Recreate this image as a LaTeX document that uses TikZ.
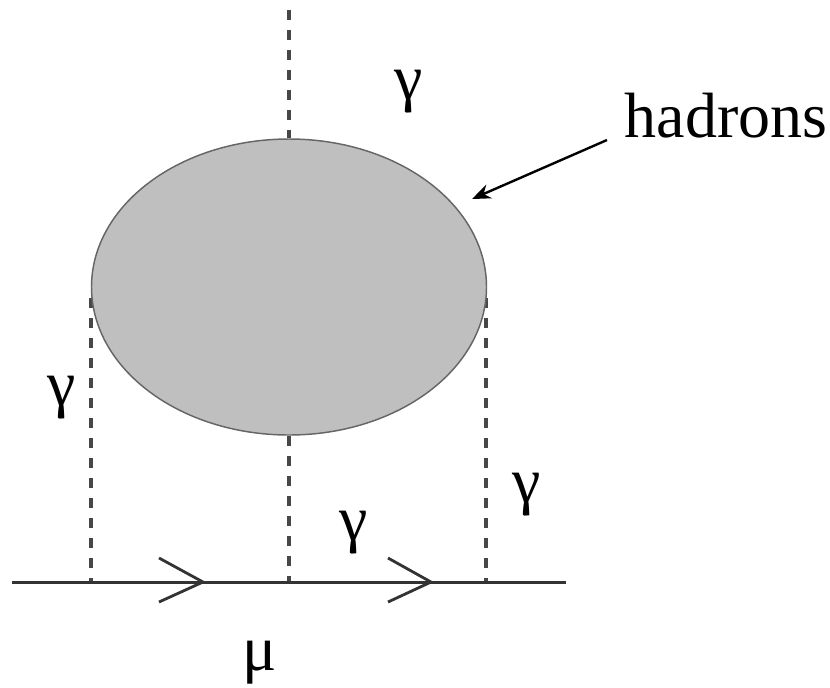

---

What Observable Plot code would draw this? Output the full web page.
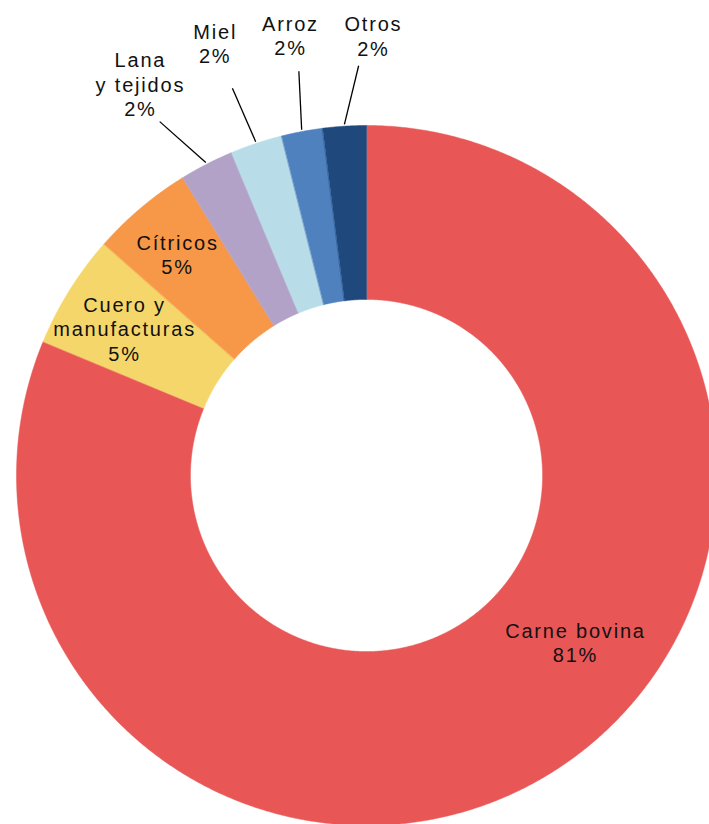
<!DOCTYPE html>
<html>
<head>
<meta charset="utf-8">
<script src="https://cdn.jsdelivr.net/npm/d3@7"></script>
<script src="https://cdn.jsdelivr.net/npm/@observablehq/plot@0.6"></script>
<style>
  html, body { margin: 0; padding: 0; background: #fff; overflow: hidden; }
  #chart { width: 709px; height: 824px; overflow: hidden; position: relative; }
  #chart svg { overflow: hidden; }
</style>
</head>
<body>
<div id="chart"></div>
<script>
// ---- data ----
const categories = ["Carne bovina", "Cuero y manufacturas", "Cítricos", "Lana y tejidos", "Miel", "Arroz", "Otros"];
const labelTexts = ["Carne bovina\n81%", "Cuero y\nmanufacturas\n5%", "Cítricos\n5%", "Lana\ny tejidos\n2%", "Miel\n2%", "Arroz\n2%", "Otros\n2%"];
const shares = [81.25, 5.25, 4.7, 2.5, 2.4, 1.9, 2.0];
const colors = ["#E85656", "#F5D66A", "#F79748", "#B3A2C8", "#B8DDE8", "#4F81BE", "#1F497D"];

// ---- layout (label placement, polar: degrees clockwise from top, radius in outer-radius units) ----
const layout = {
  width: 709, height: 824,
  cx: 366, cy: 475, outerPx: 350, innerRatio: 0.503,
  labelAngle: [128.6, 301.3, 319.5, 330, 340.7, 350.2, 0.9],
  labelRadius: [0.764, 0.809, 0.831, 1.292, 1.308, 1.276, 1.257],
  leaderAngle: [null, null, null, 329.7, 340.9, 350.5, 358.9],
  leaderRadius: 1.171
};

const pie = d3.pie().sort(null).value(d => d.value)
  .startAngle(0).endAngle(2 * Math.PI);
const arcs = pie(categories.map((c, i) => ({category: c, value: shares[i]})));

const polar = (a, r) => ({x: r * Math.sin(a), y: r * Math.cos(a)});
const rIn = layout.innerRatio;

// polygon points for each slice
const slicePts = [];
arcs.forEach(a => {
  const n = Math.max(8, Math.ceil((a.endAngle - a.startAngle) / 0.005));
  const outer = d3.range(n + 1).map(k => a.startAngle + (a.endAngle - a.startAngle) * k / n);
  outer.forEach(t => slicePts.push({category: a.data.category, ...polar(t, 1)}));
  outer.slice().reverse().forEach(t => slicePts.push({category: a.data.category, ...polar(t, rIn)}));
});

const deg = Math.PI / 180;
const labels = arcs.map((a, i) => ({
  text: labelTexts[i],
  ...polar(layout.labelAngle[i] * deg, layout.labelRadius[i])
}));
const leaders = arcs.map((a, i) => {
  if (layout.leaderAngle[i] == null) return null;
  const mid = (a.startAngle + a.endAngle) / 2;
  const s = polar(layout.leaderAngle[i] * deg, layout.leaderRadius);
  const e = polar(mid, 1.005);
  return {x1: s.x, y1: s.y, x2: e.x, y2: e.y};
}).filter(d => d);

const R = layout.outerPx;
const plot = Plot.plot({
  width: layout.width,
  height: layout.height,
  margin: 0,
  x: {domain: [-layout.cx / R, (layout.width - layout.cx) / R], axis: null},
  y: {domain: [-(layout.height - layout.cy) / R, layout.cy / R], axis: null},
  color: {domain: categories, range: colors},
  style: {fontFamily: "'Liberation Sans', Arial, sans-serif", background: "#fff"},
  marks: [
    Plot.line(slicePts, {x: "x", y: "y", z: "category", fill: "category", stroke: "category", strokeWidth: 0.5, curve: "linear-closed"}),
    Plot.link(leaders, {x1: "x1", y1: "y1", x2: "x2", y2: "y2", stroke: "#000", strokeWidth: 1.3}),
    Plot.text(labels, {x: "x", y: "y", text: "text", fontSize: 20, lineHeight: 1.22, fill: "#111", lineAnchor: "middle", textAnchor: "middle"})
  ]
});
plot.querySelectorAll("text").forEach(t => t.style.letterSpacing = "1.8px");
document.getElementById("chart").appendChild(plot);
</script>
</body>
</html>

#### EXERCISE DESCRIPTION:
Return from the data every line that holds "document".

#### ANSWER TO THE EXERCISE:
Recreate this image as a LaTeX document that uses TikZ.
document.getElementById("chart").appendChild(plot);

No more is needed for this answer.